── STORED DATA

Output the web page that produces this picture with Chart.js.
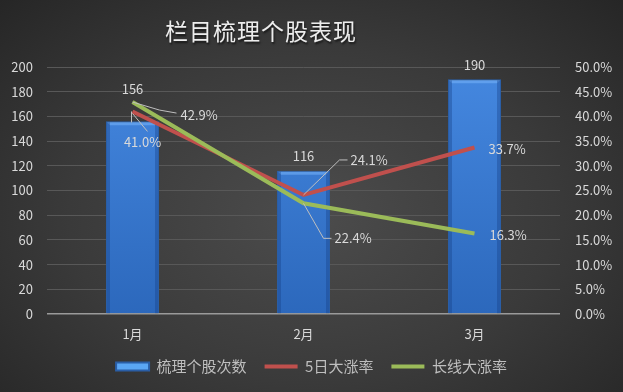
<!DOCTYPE html>
<html>
<head>
<meta charset="utf-8">
<script src="https://cdn.jsdelivr.net/npm/chart.js@4.4.1/dist/chart.umd.min.js"></script>
<style>
  html, body { margin: 0; padding: 0; }
  body {
    width: 623px; height: 392px; overflow: hidden;
    background: radial-gradient(ellipse at 50% 55%, #4c4c4c 0%, #3a3a3a 55%, #262626 100%);
  }
  #wrap { position: relative; width: 623px; height: 392px; }
</style>
</head>
<body>
<div id="wrap"><canvas id="canvas"></canvas></div>
<script>
var months = ['1月', '2月', '3月'];
var counts = [156, 116, 190];
var rate5d = [0.410, 0.241, 0.337];
var rateLong = [0.429, 0.224, 0.163];
var countTicks = [0, 20, 40, 60, 80, 100, 120, 140, 160, 180, 200];
var rateTicks = [0, 0.05, 0.10, 0.15, 0.20, 0.25, 0.30, 0.35, 0.40, 0.45, 0.50];

var FONT = "'Noto Sans CJK SC', 'Noto Sans', sans-serif";
var RED = '#c0504d';
var GREEN = '#9bbb59';

function barFill(ctx) {
  var c = ctx.chart.ctx;
  var area = ctx.chart.chartArea;
  if (!area) return '#3c7fd6';
  var g = c.createLinearGradient(0, area.top, 0, area.bottom);
  g.addColorStop(0, '#4588e0');
  g.addColorStop(1, '#2c68bc');
  return g;
}

var bgTitle = {
  id: 'bgTitle',
  afterDraw: function(chart) {
    var c = chart.ctx;
    c.save();
    c.font = '23px ' + FONT;
    c.letterSpacing = '1px';
    c.textAlign = 'center';
    c.textBaseline = 'middle';
    c.shadowColor = 'rgba(0,0,0,0.6)';
    c.shadowOffsetX = 1;
    c.shadowOffsetY = 2;
    c.shadowBlur = 2;
    c.fillStyle = '#ededed';
    c.fillText('栏目梳理个股表现', 261, 31);
    c.restore();
  }
};

// light bevel on top of each bar
var barBevel = {
  id: 'barBevel',
  afterDatasetDraw: function(chart, args) {
    if (args.index !== 0) return;
    var c = chart.ctx;
    c.save();
    args.meta.data.forEach(function(b) {
      var w = b.width, l = b.x - w / 2;
      c.fillStyle = 'rgba(120,180,250,0.55)';
      c.beginPath();
      c.moveTo(l + 1, b.y + 1);
      c.lineTo(l + w - 1, b.y + 1);
      c.lineTo(l + w - 4, b.y + 4);
      c.lineTo(l + 4, b.y + 4);
      c.closePath();
      c.fill();
      c.fillStyle = 'rgba(20,60,130,0.35)';
      c.fillRect(l + 1, b.y + 1, 3, b.base - b.y - 1);
      c.fillRect(l + w - 4, b.y + 1, 3, b.base - b.y - 1);
    });
    c.restore();
  }
};

function fmtPct(v) { return (v * 100).toFixed(1) + '%'; }

var valueLabels = {
  id: 'valueLabels',
  afterDatasetsDraw: function(chart) {
    var c = chart.ctx;
    c.save();
    c.font = '13px ' + FONT;
    c.fillStyle = '#d9d9d9';
    c.strokeStyle = '#bfbfbf';
    c.lineWidth = 1;
    c.textBaseline = 'middle';

    var bars = chart.getDatasetMeta(0).data;
    var up = [32, 15, 14];
    c.textAlign = 'center';
    bars.forEach(function(b, i) {
      c.fillText(String(counts[i]), b.x, b.y - up[i]);
    });

    var red = chart.getDatasetMeta(1).data;
    var green = chart.getDatasetMeta(2).data;

    function leader(pts) {
      c.beginPath();
      c.moveTo(pts[0], pts[1]);
      for (var k = 2; k < pts.length; k += 2) c.lineTo(pts[k], pts[k + 1]);
      c.stroke();
    }

    // 1月
    var r0 = red[0], g0 = green[0];
    leader([r0.x - 1, r0.y, r0.x - 1, r0.y + 11]);
    leader([r0.x, r0.y + 2, r0.x + 15, r0.y + 20]);
    c.textAlign = 'center';
    c.fillText(fmtPct(rate5d[0]), r0.x + 10, r0.y + 31);
    leader([g0.x, g0.y, g0.x + 27, g0.y + 8, g0.x + 44, g0.y + 11]);
    c.textAlign = 'left';
    c.fillText(fmtPct(rateLong[0]), g0.x + 48, g0.y + 13);

    // 2月
    var r1 = red[1], g1 = green[1];
    leader([r1.x, r1.y, r1.x + 36, r1.y - 35, r1.x + 44, r1.y - 35]);
    c.fillText(fmtPct(rate5d[1]), r1.x + 47, r1.y - 35);
    leader([g1.x, g1.y, g1.x + 20, g1.y + 35, g1.x + 28, g1.y + 35]);
    c.fillText(fmtPct(rateLong[1]), g1.x + 31, g1.y + 35);

    // 3月
    var r2 = red[2], g2 = green[2];
    c.fillText(fmtPct(rate5d[2]), r2.x + 14, r2.y + 2);
    c.fillText(fmtPct(rateLong[2]), g2.x + 15, g2.y + 2);
    c.restore();
  }
};

var ctx = document.getElementById('canvas').getContext('2d');
var myChart = new Chart(ctx, {
  data: {
    labels: months,
    datasets: [
      {
        type: 'bar',
        label: '梳理个股次数',
        data: counts,
        yAxisID: 'y',
        backgroundColor: barFill,
        borderColor: '#2a5ea6',
        borderWidth: 1,
        barPercentage: 0.62,
        categoryPercentage: 0.5,
        order: 3
      },
      {
        type: 'line',
        label: '5日大涨率',
        data: rate5d,
        yAxisID: 'y1',
        borderColor: RED,
        backgroundColor: RED,
        borderWidth: 4,
        pointRadius: 0,
        tension: 0,
        order: 2
      },
      {
        type: 'line',
        label: '长线大涨率',
        data: rateLong,
        yAxisID: 'y1',
        borderColor: GREEN,
        backgroundColor: GREEN,
        borderWidth: 4,
        pointRadius: 0,
        tension: 0,
        order: 1
      }
    ]
  },
  options: {
    responsive: true,
    maintainAspectRatio: false,
    animation: false,
    layout: { padding: { top: 67, left: 0, right: 0, bottom: 8 } },
    plugins: {
      title: { display: false },
      tooltip: { enabled: false },
      legend: {
        position: 'bottom',
        labels: {
          color: '#bfbfbf',
          font: { family: FONT, size: 15 },
          usePointStyle: true,
          boxHeight: 8,
          pointStyleWidth: 33,
          padding: 18,
          generateLabels: function(chart) {
            return chart.data.datasets.map(function(ds, i) {
              return {
                text: ds.label,
                datasetIndex: i,
                fillStyle: i === 0 ? '#5aa6f4' : ds.borderColor,
                strokeStyle: i === 0 ? '#2a5ea6' : ds.borderColor,
                lineWidth: i === 0 ? 2 : 4,
                pointStyle: i === 0 ? 'rect' : 'line',
                fontColor: '#bfbfbf'
              };
            });
          }
        }
      }
    },
    scales: {
      x: {
        afterFit: function(s) { s.height = 27; },
        grid: { display: false, drawTicks: false },
        border: { display: false },
        ticks: { color: '#d9d9d9', font: { family: FONT, size: 13 }, padding: 12 }
      },
      y: {
        position: 'left',
        min: 0, max: 200,
        afterFit: function(s) { s.width = 47; },
        afterBuildTicks: function(s) { s.ticks = countTicks.map(function(v) { return { value: v }; }); },
        grid: {
          color: function(c) { return c.tick.value === 0 ? '#9a9a9a' : '#585858'; },
          lineWidth: function(c) { return c.tick.value === 0 ? 1.5 : 1; },
          drawTicks: false
        },
        border: { display: false },
        ticks: { color: '#d9d9d9', font: { family: FONT, size: 13 }, padding: 14 }
      },
      y1: {
        position: 'right',
        min: 0, max: 0.5,
        afterFit: function(s) { s.width = 63; },
        afterBuildTicks: function(s) { s.ticks = rateTicks.map(function(v) { return { value: v }; }); },
        grid: { display: false, drawTicks: false },
        border: { display: false },
        ticks: {
          color: '#d9d9d9', font: { family: FONT, size: 13 }, padding: 15,
          callback: function(v) { return fmtPct(v); }
        }
      }
    }
  },
  plugins: [bgTitle, barBevel, valueLabels]
});
</script>
</body>
</html>
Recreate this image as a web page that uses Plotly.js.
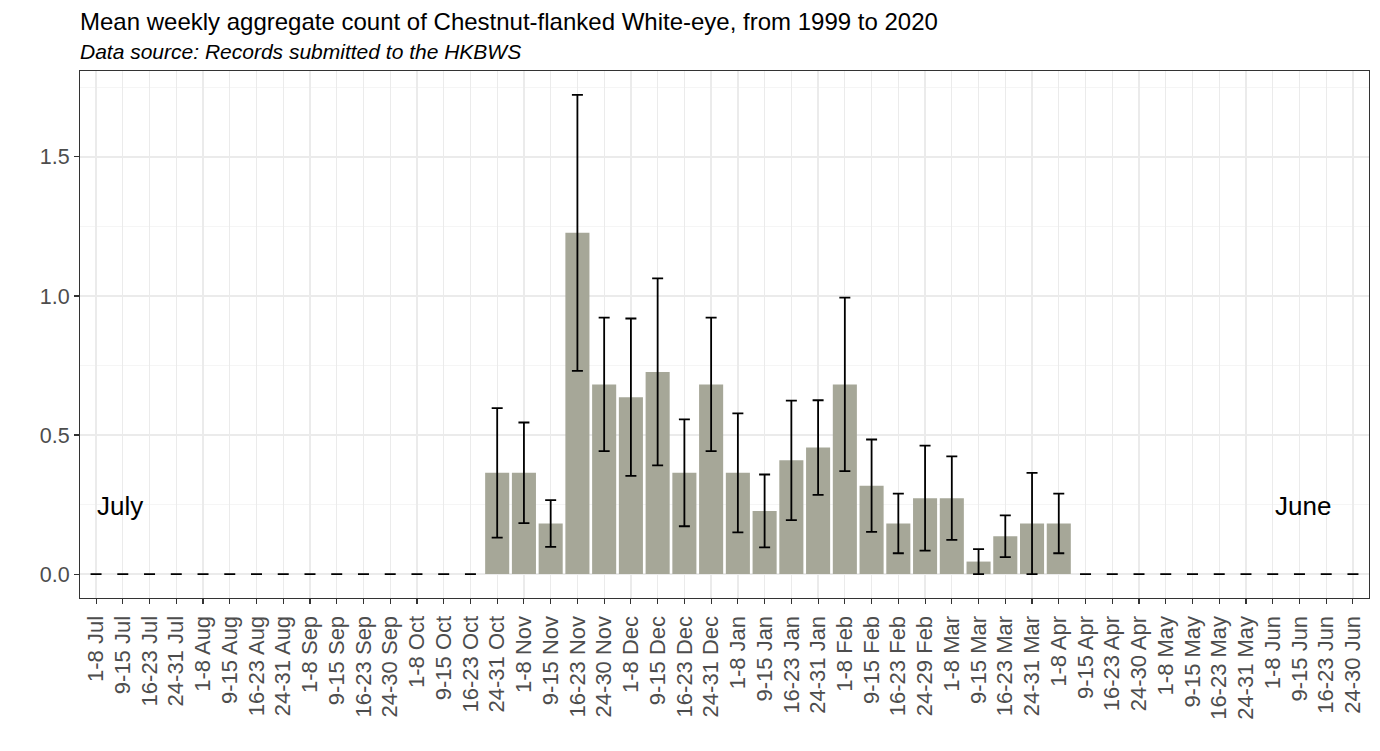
<!DOCTYPE html>
<html>
<head>
<meta charset="utf-8">
<script src="https://cdn.plot.ly/plotly-3.0.1.min.js"></script>
<style>html,body{margin:0;padding:0;background:#fff;}#chart{width:1380px;height:751px;}</style>
</head>
<body>
<div id="chart"></div>
<script>
var weeks = [
  "1-8 Jul","9-15 Jul","16-23 Jul","24-31 Jul",
  "1-8 Aug","9-15 Aug","16-23 Aug","24-31 Aug",
  "1-8 Sep","9-15 Sep","16-23 Sep","24-30 Sep",
  "1-8 Oct","9-15 Oct","16-23 Oct","24-31 Oct",
  "1-8 Nov","9-15 Nov","16-23 Nov","24-30 Nov",
  "1-8 Dec","9-15 Dec","16-23 Dec","24-31 Dec",
  "1-8 Jan","9-15 Jan","16-23 Jan","24-31 Jan",
  "1-8 Feb","9-15 Feb","16-23 Feb","24-29 Feb",
  "1-8 Mar","9-15 Mar","16-23 Mar","24-31 Mar",
  "1-8 Apr","9-15 Apr","16-23 Apr","24-30 Apr",
  "1-8 May","9-15 May","16-23 May","24-31 May",
  "1-8 Jun","9-15 Jun","16-23 Jun","24-30 Jun"
];
var meanCount = [
  0,0,0,0,
  0,0,0,0,
  0,0,0,0,
  0,0,0,0.364,
  0.364,0.182,1.227,0.682,
  0.636,0.727,0.364,0.682,
  0.364,0.227,0.409,0.455,
  0.682,0.318,0.182,0.273,
  0.273,0.045,0.136,0.182,
  0.182,0,0,0,
  0,0,0,0,
  0,0,0,0
];
var stdErr = [
  0,0,0,0,
  0,0,0,0,
  0,0,0,0,
  0,0,0,0.233,
  0.181,0.084,0.496,0.240,
  0.283,0.336,0.192,0.240,
  0.214,0.131,0.215,0.170,
  0.312,0.166,0.107,0.189,
  0.150,0.045,0.075,0.182,
  0.107,0,0,0,
  0,0,0,0,
  0,0,0,0
];
var yTicks = [0, 0.5, 1.0, 1.5];
var titleText = "Mean weekly aggregate count of Chestnut-flanked White-eye, from 1999 to 2020";
var subtitleText = "Data source: Records submitted to the HKBWS";

var FONT = "Liberation Sans, Arial, sans-serif";

var trace = {
  type: "bar",
  x: weeks,
  y: meanCount,
  marker: {color: "#A6A798", line: {width: 0}},
  error_y: {type: "data", array: stdErr, visible: true, color: "#000000", thickness: 1.8, width: 5.5},
  hoverinfo: "x+y"
};

var layout = {
  width: 1380, height: 751,
  margin: {l: 80, r: 11, t: 71, b: 153},
  paper_bgcolor: "#ffffff", plot_bgcolor: "#ffffff",
  bargap: 0.1,
  showlegend: false,
  font: {family: FONT, color: "#4D4D4D"},
  xaxis: {
    type: "category",
    categoryorder: "array", categoryarray: weeks,
    range: [-0.6, weeks.length - 0.4],
    tickangle: -90,
    tickfont: {family: FONT, size: 22, color: "#4D4D4D"},
    ticks: "outside", ticklen: 5, tickwidth: 1.1, tickcolor: "#333333",
    ticklabelstandoff: 3,
    showgrid: true, gridcolor: "#EBEBEB", gridwidth: 1.3,
    showline: true, linecolor: "#333333", linewidth: 1.1, mirror: true,
    zeroline: false, fixedrange: true
  },
  yaxis: {
    range: [-0.086, 1.809],
    tickvals: yTicks,
    tickformat: ".1f",
    tickfont: {family: FONT, size: 21.5, color: "#4D4D4D"},
    ticks: "outside", ticklen: 5, tickwidth: 1.1, tickcolor: "#333333",
    showgrid: true, gridcolor: "#EBEBEB", gridwidth: 1.3,
    minor: {dtick: 0.25, tick0: 0, showgrid: true, gridcolor: "#F2F2F2", gridwidth: 0.8, ticks: ""},
    showline: true, linecolor: "#333333", linewidth: 1.1, mirror: true,
    zeroline: false, fixedrange: true
  },
  annotations: [
    {text: titleText, xref: "paper", yref: "paper", x: 0, xshift: -2, y: 1.0939, xanchor: "left", yanchor: "middle",
     showarrow: false, font: {family: FONT, size: 24, color: "#000000"}},
    {text: "<i>" + subtitleText + "</i>", xref: "paper", yref: "paper", x: 0, xshift: -2, y: 1.0372, xanchor: "left", yanchor: "middle",
     showarrow: false, font: {family: FONT, size: 21, color: "#000000"}},
    {text: "July", xref: "x", yref: "y", x: weeks[1], y: 0.245, xshift: -3, xanchor: "center", yanchor: "middle",
     showarrow: false, font: {family: FONT, size: 26, color: "#000000"}},
    {text: "June", xref: "x", yref: "y", x: weeks[45], y: 0.245, xshift: 4, xanchor: "center", yanchor: "middle",
     showarrow: false, font: {family: FONT, size: 26, color: "#000000"}}
  ]
};

Plotly.newPlot("chart", [trace], layout, {displayModeBar: false, staticPlot: true});
</script>
</body>
</html>
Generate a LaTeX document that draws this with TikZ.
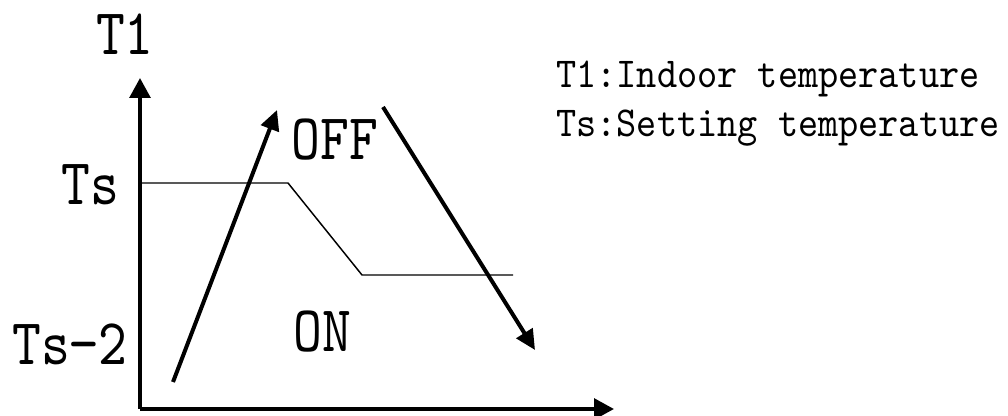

────

- _WRITTEN PROBLEM_
From the listing above, collect each line in which the string "page" appears.

- _SOLVED PROBLEM_
Output the web page that produces this picture with Chart.js.
Recreate this image as a web page that uses Plotly.js.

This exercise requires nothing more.